Schooling for Troubled Kids, from the Libertarian Tradition
The Freeman has an interesting account of a specialized school for troubled teens called "Freedom Mountain Academy," written by Ross Benes.
While the story doesn't stress this, the school's operator Kevin Cullinane started as a chosen successor to early libertarian guru Robert LeFevre who ran the mid-60s all-libertarian Freedom School, later known as Rampart College. (LeFevre's story is told in my book Radicals for Capitalism.)
You might or might not agree with the specific tenets and techniques of the school. They involve:
students start with few privileges but gain more and more as they demonstrate commitment and personal responsibility. That little twist from entitlement and punishment to earning and reinforcement rekindles motivation in FMA's students. The curriculum reinforces this approach by rewarding students' efforts….When students first arrive, they forfeit their electronic devices….
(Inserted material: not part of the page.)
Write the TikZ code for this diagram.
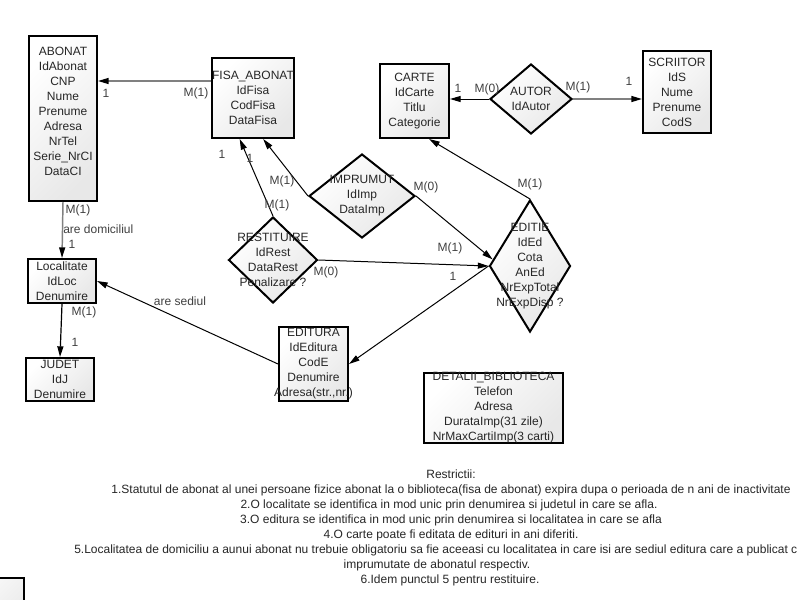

The first book they read is Viktor Frankl's Man's Search for Meaning, which chronicles Frankl's struggle to find purpose in his life as an Auschwitz prisoner. Students discuss the book's theme of suffering and how it relates to their own feelings. At this point they go on their first expedition into the wilderness, where they live off the land for 10 days, learning to work with and rely on one another.
"When you're out in the wilderness you really can see how we're all connected to each other," said former FMA student Travis Ackerman. "They teach you how to grow up and take care of yourself. They don't just teach you to memorize facts but they push you to think of new ways to solve problems," he said…..
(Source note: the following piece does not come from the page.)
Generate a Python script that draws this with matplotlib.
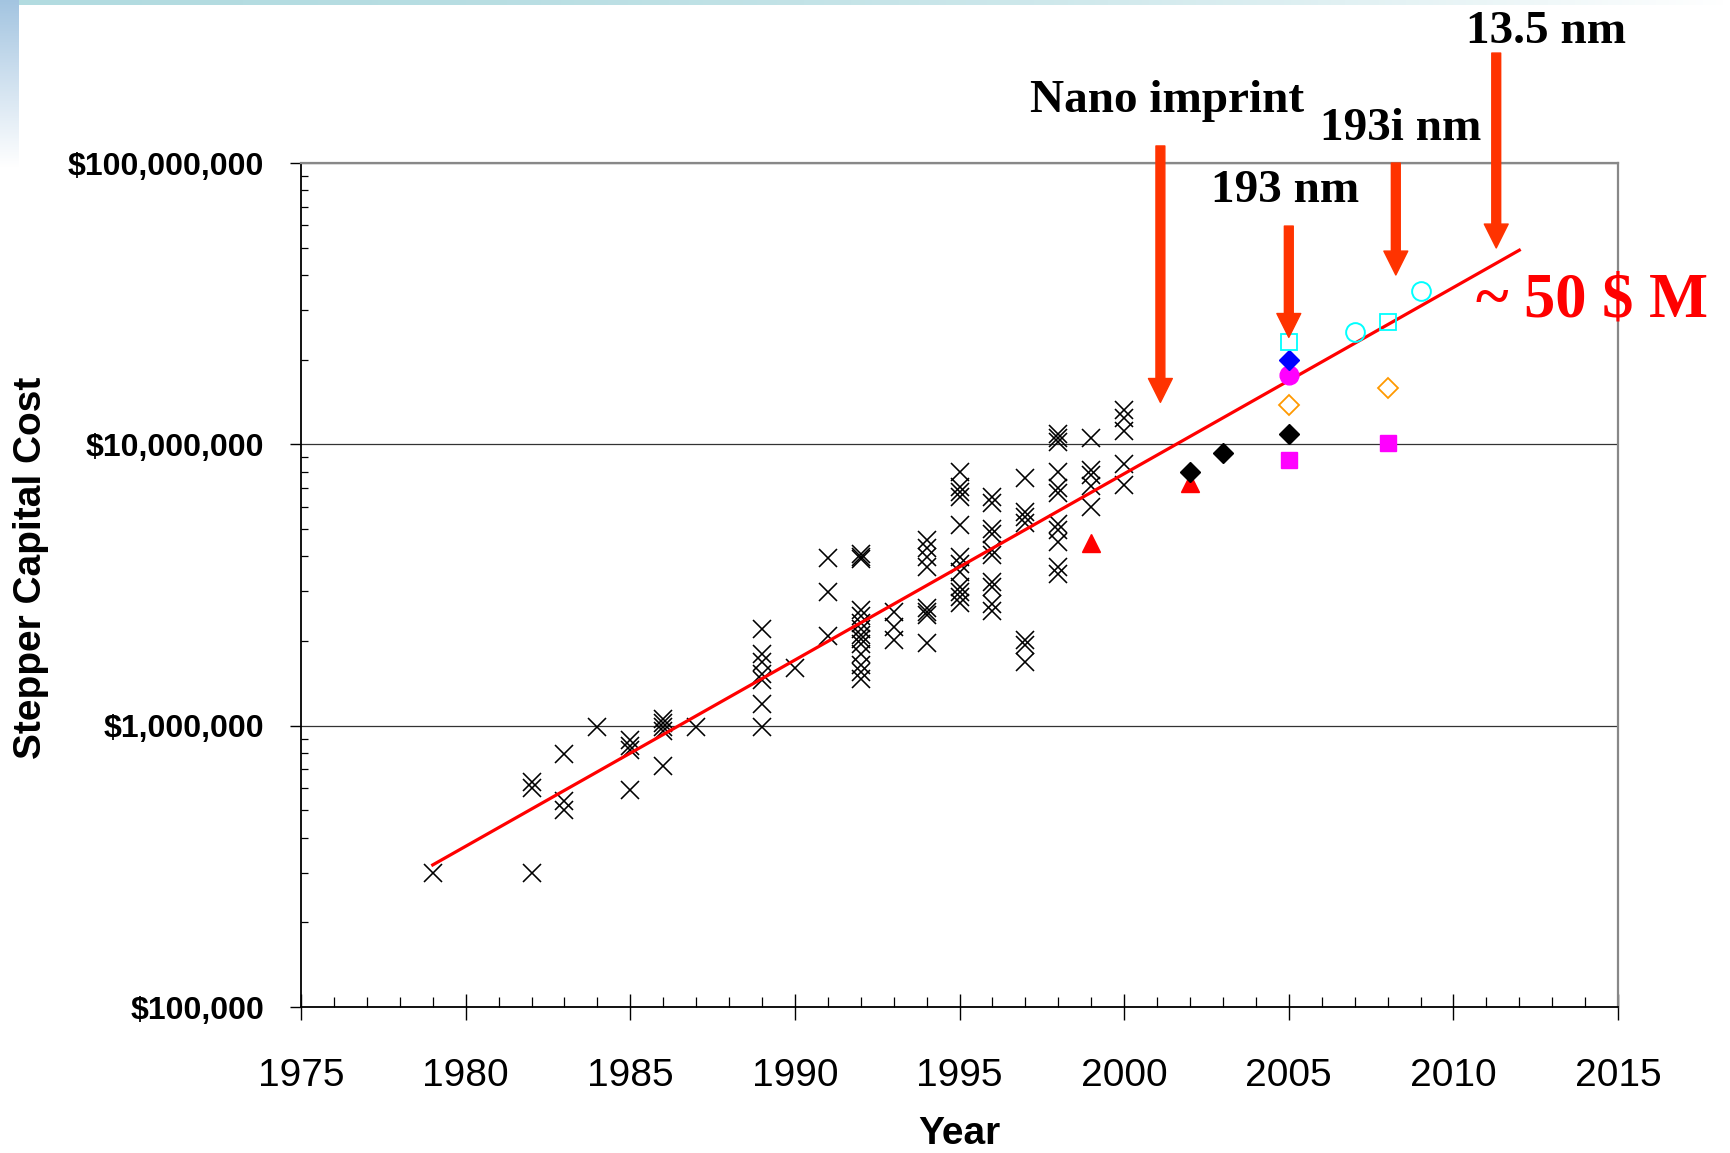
import numpy as np
import matplotlib.pyplot as plt
from matplotlib.ticker import LogLocator, NullFormatter

# stepper price survey, $M, one list of prices per year
stepper_years = [1979, 1982, 1983, 1984, 1985, 1986, 1987, 1989, 1990, 1991,
                 1992, 1993, 1994, 1995, 1996, 1997, 1998, 1999, 2000]
stepper_costs = [
    [0.30],
    [0.63, 0.60, 0.30],
    [0.79, 0.54, 0.50],
    [0.99],
    [0.89, 0.85, 0.82, 0.59],
    [1.06, 1.02, 0.99, 0.96, 0.72],
    [0.99],
    [2.2, 1.8, 1.69, 1.53, 1.45, 1.19, 0.99],
    [1.6],
    [3.94, 2.98, 2.08],
    [4.07, 3.99, 3.90, 2.58, 2.45, 2.32, 2.2, 2.1, 2.03, 1.95, 1.8, 1.65, 1.55, 1.47],
    [2.54, 2.25, 2.01],
    [4.57, 4.27, 3.98, 3.67, 2.61, 2.54, 2.47, 1.96],
    [8.0, 7.07, 6.79, 6.52, 5.16, 3.98, 3.77, 3.52, 3.12, 2.99, 2.87, 2.72],
    [6.5, 6.2, 5.0, 4.8, 4.2, 4.05, 3.25, 3.1, 2.7, 2.55],
    [7.57, 5.76, 5.53, 5.24, 2.01, 1.94, 1.69],
    [10.9, 10.5, 10.2, 8.0, 7.0, 6.7, 5.2, 4.95, 4.5, 3.67, 3.45],
    [10.5, 8.1, 7.8, 7.1, 6.0],
    [13.2, 12.4, 11.2, 8.55, 7.2],
]

# newer tools ($M)
tri_years = [1999, 2002]
tri_costs = [4.45, 7.3]
blk_dia_years = [2002, 2003, 2005]
blk_dia_costs = [8.0, 9.35, 10.9]
mag_sq_years = [2005, 2008]
mag_sq_costs = [8.8, 10.1]
org_dia_years = [2005, 2008]
org_dia_costs = [13.8, 15.9]
mag_circ_years = [2005]
mag_circ_costs = [17.6]
blue_dia_years = [2005]
blue_dia_costs = [19.9]
cyan_sq_years = [2005, 2008]
cyan_sq_costs = [23.1, 27.2]
cyan_circ_years = [2007, 2009]
cyan_circ_costs = [25.1, 35.1]

# exponential trend line ($M)
trend_years = [1979, 2012]
trend_costs = [0.32, 49.0]

# technology arrows: year they point at and cost at the arrow tip ($M)
arrow_labels = ['Nano imprint', '193 nm', '193i nm', '13.5 nm']
arrow_years = [2001.1, 2005.0, 2008.25, 2011.3]
arrow_tips = [14.1, 24.0, 40.0, 49.9]

x_ticks = [1975, 1980, 1985, 1990, 1995, 2000, 2005, 2010, 2015]
y_ticks = [1e5, 1e6, 1e7, 1e8]
y_tick_labels = ['$100,000', '$1,000,000', '$10,000,000', '$100,000,000']

M = 1e6
arrow_color = '#FF3300'
serif = 'Liberation Serif'

plt.rcParams['font.family'] = 'Liberation Sans'
fig = plt.figure(figsize=(17.3, 11.53), dpi=100)

# slide decoration: gradient bars along the top and left edges
bg = fig.add_axes([0, 0, 1, 1], zorder=-5)
bg.set_xlim(0, 1730)
bg.set_ylim(1153, 0)
bg.axis('off')
t = np.linspace(0, 1, 256)[:, None]
c_top = np.array([0.70, 0.86, 0.88])
c_left = np.array([0.64, 0.77, 0.88])
bg.imshow((c_top + (1 - c_top) * t ** 2)[None, :, :], extent=[0, 1730, 5, 0], aspect='auto')
bg.imshow((c_left + (1 - c_left) * t)[:, None, :], extent=[0, 19, 167, 0], aspect='auto')

ax = fig.add_axes([0.174, 0.1266, 0.7613, 0.732])
ax.set_yscale('log')

xs = [yr for yr, costs in zip(stepper_years, stepper_costs) for _ in costs]
ys = [c * M for costs in stepper_costs for c in costs]
ax.plot(xs, ys, ls='none', marker='x', ms=12.5, mew=1.15, color='black', zorder=3)

ax.plot(trend_years, np.array(trend_costs) * M, color='red', lw=2.3, zorder=4)

ax.plot(tri_years, np.array(tri_costs) * M, ls='none', marker='^', ms=13, color='red', zorder=5)
ax.plot(blk_dia_years, np.array(blk_dia_costs) * M, ls='none', marker='D', ms=10.5, color='black', zorder=5)
ax.plot(mag_sq_years, np.array(mag_sq_costs) * M, ls='none', marker='s', ms=11.5, color='#FF00FF', zorder=5)
ax.plot(org_dia_years, np.array(org_dia_costs) * M, ls='none', marker='D', ms=10, mfc='none',
        mec='#FF9900', mew=1.3, zorder=5)
ax.plot(mag_circ_years, np.array(mag_circ_costs) * M, ls='none', marker='o', ms=13.5, color='#FF00FF', zorder=5)
ax.plot(blue_dia_years, np.array(blue_dia_costs) * M, ls='none', marker='D', ms=10.5, color='#0000FF', zorder=5)
ax.plot(cyan_sq_years, np.array(cyan_sq_costs) * M, ls='none', marker='s', ms=11, mfc='none',
        mec='#00FFFF', mew=1.3, zorder=5)
ax.plot(cyan_circ_years, np.array(cyan_circ_costs) * M, ls='none', marker='o', ms=13.5, mfc='none',
        mec='#00FFFF', mew=1.4, zorder=5)

ax.set_xlim(1975, 2015)
ax.set_ylim(1e5, 1e8)

ax.set_xticks(x_ticks)
ax.set_xticks(np.arange(1975, 2016), minor=True)
ax.tick_params(axis='x', which='major', direction='inout', length=19, width=1, labelsize=28, pad=27)
ax.tick_params(axis='x', which='minor', direction='in', length=7, width=0.9)

ax.set_yticks(y_ticks, labels=y_tick_labels, fontsize=23, fontweight='bold')
ax.yaxis.set_minor_locator(LogLocator(base=10, subs=np.arange(2, 10)))
ax.yaxis.set_minor_formatter(NullFormatter())
ax.tick_params(axis='y', which='major', direction='out', length=8, width=1, pad=18.5)
ax.tick_params(axis='y', which='minor', direction='in', length=5, width=0.9)

ax.grid(axis='y', which='major', color='#333333', lw=0.9)
for side in ['left', 'bottom']:
    ax.spines[side].set_color('black')
    ax.spines[side].set_linewidth(1.3)
for side in ['top', 'right']:
    ax.spines[side].set_color('#888888')
    ax.spines[side].set_linewidth(1.6)

ax.set_ylabel('Stepper Capital Cost', fontsize=28, fontweight='bold')
ax.yaxis.set_label_coords(-0.191, 0.52)
ax.set_xlabel('Year', fontsize=28, fontweight='bold')
ax.xaxis.set_label_coords(0.5, -0.129)

# arrows and their labels (tail ends and label spots are layout only)
arrow_tails = [115, 59.7, 100, 246]
label_x = [2001.3, 2004.9, 2008.4, 2012.8]
label_y = [152, 72.7, 121, 267]
label_size = [34, 34, 34, 34]
for i in range(len(arrow_labels)):
    ax.annotate('', xy=(arrow_years[i], arrow_tips[i] * M),
                xytext=(arrow_years[i], arrow_tails[i] * M),
                arrowprops=dict(arrowstyle='simple,head_length=0.86,head_width=0.86,tail_width=0.32',
                                color=arrow_color, shrinkA=0, shrinkB=0, mutation_scale=20),
                annotation_clip=False, zorder=6)
    ax.text(label_x[i], label_y[i] * M, arrow_labels[i], ha='center', va='baseline',
            fontsize=label_size[i], fontweight='bold', family=serif, clip_on=False)

ax.text(2014.2, 28.4 * M, '~ 50 $ M', ha='center', va='baseline', color='red',
        fontsize=45, fontweight='bold', family=serif, clip_on=False)

plt.savefig('out.png', dpi=100)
The level of regimentation they put the kids through isn't something I'd be comfortable with, but then again I don't have "troubled kids" (or any). The students also work on the farm connected to the school, which provides most of their own food. The article gives at least some anecdotal evidence that the structure helps some kids who needed self-discipline.
The quality of the education itself is libertarian-flavored, even if the relationship between the school and its students is not:
"We don't teach political history," Kevin Cullinane said. "Instead we teach the history of human progress…."
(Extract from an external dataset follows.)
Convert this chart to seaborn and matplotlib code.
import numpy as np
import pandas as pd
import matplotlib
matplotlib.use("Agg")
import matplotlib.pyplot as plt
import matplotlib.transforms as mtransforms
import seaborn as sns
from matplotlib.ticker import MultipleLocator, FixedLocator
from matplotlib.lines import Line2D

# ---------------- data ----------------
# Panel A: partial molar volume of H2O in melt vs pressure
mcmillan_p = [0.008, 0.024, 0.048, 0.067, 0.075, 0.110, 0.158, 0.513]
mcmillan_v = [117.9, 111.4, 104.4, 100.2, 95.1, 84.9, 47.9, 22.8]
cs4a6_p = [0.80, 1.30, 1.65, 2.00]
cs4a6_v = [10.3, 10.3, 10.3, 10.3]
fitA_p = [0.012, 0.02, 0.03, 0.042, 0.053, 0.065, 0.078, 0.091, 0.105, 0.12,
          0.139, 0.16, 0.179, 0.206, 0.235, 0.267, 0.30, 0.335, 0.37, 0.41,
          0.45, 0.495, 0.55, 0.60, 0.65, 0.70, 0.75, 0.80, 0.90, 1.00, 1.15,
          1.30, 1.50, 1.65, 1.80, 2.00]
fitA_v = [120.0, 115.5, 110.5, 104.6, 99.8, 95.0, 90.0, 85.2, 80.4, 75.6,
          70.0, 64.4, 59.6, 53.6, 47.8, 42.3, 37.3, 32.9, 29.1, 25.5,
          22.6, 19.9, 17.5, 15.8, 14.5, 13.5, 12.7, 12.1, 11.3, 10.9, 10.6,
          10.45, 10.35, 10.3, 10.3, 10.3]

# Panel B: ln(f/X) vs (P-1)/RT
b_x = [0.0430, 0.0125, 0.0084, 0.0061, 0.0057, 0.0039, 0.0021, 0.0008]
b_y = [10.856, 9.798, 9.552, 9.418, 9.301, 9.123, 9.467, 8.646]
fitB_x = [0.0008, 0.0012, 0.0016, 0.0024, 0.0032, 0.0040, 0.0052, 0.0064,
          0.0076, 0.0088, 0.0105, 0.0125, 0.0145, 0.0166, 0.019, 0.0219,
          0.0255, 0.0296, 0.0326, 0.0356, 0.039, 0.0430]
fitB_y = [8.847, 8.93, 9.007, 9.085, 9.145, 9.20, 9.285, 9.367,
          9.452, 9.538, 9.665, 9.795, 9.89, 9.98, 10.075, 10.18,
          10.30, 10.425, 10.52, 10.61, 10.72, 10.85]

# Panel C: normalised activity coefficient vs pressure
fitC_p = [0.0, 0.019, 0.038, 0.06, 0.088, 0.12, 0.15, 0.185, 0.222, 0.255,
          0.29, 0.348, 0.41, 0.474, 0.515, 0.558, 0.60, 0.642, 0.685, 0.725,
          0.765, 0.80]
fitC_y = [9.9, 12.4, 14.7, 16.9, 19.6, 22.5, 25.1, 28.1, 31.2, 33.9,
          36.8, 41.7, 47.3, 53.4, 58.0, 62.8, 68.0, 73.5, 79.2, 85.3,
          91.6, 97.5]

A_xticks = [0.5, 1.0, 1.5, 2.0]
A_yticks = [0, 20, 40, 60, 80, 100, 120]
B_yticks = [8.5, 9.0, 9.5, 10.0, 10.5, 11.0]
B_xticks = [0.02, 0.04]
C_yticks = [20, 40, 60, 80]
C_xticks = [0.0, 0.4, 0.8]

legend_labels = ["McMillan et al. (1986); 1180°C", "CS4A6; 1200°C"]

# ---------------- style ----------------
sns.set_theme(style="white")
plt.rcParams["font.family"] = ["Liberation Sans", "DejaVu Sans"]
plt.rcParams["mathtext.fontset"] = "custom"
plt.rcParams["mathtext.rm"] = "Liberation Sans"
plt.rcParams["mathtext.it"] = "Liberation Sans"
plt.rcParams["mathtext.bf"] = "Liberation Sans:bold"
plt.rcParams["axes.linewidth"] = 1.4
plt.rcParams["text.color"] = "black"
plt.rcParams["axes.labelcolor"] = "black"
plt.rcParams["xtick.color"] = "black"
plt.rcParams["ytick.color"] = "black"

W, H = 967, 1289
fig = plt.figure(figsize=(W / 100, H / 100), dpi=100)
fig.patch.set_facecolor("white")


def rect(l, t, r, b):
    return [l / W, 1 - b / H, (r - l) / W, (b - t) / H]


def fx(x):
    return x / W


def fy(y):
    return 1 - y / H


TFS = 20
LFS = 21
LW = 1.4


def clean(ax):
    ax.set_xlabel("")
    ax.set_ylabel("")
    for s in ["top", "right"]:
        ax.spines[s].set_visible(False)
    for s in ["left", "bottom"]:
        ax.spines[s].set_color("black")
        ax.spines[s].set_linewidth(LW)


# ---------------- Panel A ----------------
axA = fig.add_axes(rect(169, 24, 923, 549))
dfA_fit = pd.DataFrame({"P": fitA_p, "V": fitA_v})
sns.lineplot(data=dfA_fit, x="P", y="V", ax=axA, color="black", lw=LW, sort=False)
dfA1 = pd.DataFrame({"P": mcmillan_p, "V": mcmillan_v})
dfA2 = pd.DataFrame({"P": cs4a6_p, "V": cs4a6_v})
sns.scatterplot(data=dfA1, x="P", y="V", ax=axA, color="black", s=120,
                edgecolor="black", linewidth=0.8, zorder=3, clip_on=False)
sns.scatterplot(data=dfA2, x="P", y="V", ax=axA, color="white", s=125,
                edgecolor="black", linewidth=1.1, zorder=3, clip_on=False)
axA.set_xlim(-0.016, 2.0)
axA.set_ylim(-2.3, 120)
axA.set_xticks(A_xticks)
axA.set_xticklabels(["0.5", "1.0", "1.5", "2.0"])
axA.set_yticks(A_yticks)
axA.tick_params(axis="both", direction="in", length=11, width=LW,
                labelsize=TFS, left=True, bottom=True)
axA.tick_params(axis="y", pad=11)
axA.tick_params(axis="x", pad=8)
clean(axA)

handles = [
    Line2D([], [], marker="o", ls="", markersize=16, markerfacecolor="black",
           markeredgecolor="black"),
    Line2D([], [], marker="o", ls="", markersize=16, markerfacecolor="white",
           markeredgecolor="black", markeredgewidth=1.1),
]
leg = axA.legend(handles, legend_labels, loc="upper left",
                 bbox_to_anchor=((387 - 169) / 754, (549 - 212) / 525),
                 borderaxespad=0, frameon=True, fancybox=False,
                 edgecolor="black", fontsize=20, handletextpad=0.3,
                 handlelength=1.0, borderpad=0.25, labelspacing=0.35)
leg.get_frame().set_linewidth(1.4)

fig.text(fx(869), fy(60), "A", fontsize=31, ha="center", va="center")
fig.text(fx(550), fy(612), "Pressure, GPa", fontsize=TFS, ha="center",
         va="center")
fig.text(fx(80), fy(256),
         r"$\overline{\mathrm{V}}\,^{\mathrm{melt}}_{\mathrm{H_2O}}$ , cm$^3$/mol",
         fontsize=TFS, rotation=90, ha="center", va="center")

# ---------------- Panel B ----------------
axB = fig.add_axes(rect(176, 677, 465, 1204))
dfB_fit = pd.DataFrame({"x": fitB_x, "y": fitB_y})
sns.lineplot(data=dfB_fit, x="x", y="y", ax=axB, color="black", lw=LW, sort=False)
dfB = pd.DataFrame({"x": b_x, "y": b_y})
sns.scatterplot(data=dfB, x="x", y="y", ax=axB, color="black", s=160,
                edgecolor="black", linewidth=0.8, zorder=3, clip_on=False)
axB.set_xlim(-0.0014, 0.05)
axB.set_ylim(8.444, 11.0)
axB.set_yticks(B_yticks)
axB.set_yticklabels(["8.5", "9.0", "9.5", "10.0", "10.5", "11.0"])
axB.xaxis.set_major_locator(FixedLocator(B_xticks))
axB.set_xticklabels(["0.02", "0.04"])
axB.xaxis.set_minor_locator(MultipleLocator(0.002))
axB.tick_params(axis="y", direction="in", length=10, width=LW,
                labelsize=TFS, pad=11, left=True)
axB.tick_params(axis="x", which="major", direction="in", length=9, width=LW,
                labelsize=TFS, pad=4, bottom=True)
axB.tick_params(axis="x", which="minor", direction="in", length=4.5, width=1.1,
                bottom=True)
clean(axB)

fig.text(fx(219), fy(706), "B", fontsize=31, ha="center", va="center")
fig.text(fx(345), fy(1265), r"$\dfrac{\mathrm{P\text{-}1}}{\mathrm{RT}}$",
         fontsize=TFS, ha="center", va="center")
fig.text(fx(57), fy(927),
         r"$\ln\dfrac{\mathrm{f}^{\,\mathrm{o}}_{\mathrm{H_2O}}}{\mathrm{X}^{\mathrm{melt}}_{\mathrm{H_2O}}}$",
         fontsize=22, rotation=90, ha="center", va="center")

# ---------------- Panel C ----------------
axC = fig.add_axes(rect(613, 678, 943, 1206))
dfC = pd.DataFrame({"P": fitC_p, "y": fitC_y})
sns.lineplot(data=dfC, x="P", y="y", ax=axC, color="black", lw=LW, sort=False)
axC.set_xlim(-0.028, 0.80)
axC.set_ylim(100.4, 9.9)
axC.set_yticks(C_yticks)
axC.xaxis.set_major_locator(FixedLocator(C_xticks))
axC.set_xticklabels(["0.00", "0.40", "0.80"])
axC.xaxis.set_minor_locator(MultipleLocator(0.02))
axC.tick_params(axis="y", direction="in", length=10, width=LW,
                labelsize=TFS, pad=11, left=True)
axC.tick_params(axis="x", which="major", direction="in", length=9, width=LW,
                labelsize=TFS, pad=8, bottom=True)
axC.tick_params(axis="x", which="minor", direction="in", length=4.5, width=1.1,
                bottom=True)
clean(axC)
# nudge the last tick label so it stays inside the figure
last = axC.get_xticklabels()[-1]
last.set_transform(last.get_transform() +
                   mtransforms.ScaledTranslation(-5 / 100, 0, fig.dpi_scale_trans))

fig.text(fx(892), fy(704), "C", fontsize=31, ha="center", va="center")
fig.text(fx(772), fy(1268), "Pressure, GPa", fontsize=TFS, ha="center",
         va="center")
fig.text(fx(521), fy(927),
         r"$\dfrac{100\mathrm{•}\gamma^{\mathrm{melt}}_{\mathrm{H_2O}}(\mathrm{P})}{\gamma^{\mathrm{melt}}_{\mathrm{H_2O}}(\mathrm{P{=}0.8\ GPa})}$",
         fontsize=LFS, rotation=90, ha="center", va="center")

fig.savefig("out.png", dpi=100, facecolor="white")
"The classes don't just teach you what a public school would teach you. He teaches the truth about things the government might conceal," [one student] said, noting that class discussions about the Waco siege and the confrontation in Ruby Ridge, Idaho, opened up her mind. But rather than just take his word for it, Mr. Kevin instructs students to do their own research, she said.
Benes draws the lesson that, whether or not the FMA methods are good for everyone, its existence is:
an example of how independent philosophies can be more effective in helping troubled young people than any uniform system or standardized regime. If Cullinane had to follow rules from a higher district or board, he would not have been able to create his unique program. And his students would likely not have found a program that worked for them.